1. We are not selling off the health sector to commercial interest.
We are dealing with public values and the future of Australian society.
The collaboration structure that is critical has to be Independent and Trusted and most assuredly kept safe from capture by various interests, including the private sector as well as the government sector.
Our health system is a purposeful mix of public/private, Federal/State/Territory service provision seeking to meaningfully connect with the electronic sphere.
We need to be able to engage effectively cross all these boundaries.

2. We are in fact dealing with what is increasingly called New Public Goods. These New Public Goods create an ecosystem of public and private service and technology provision.

3. We want to create a virtuous cycle investment environment for value and wealth creation delivering social and economic benefits.

And, we are not alone in this journey.

Anonymous said...

Yes everyone says they want change but nobody wants to change. The vendors are betrothed to the ADHA will unlikely do anything other than the ADHA bidding, to gullible to question, and too scared to break away. Sad but as was mentioned the other day in a meeting I afraid you (small to medium Vendors) are owned by ADHA Government and Industry executive and her MSIA mate.

Anonymous said...

@ 6.49 pm
"betrothed to the ADHA" ... you mean entrapped by.
"too gullible to question" ... you mean too naive to question
"too scared to break away" ... you mean insecure and lacking confidence self"
"(small to medium Vendors) are owned by ADHA Government" ... you mean completely vulnerable and exposed, lacking in the courage of their convictions, rendered irrelevant
"Industry executive and her MSIA mate" ... what do you mean?

Anonymous said...

6.49 PM & 9.15 AM The MSIA is hopelessly conflicted. It is intimidated by ADHA Government, it wants to demonstrate that it can lead but it can't be effective because it is undermined by having to address the needs of its many members - ie. large and small vendors and therein lies the rub.
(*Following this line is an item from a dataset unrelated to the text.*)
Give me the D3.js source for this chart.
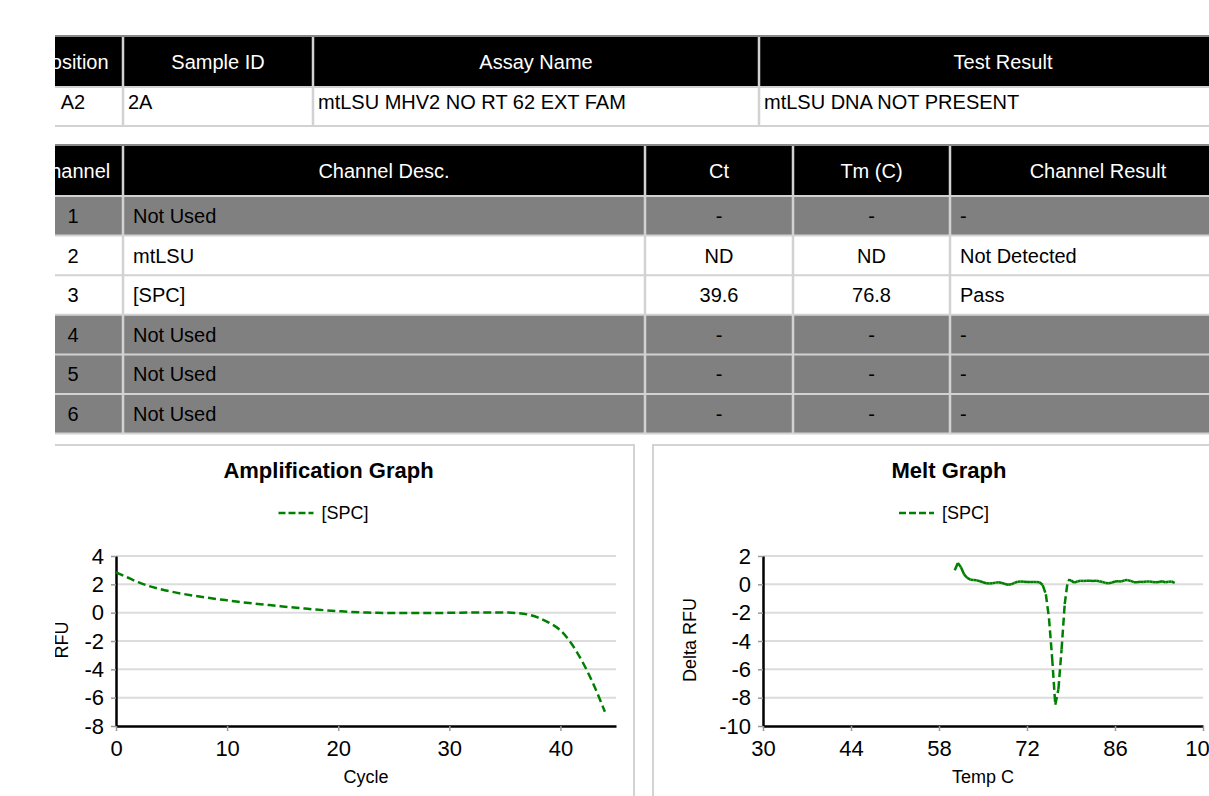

The big vendors have a strong voice and are financially robust able to do their own thing, the small vendors scramble to be relevant with their timid voices and limited resources.

The MSIA could lead a revolution but it is scared witless by the thought of doing so. It's previous President took a strong stand about all that was wrong with NEHTA and got squashed in the process. The MSIA has always been on a hiding to nothing - dammed if you do and dammed if you don't. Rubbing noses with the ADHA in the hope that all will be well is all it can do. From the Government ADHA perspective it is more an unwelcome nuisance to be patted on the head when it feels a bit irrelevant.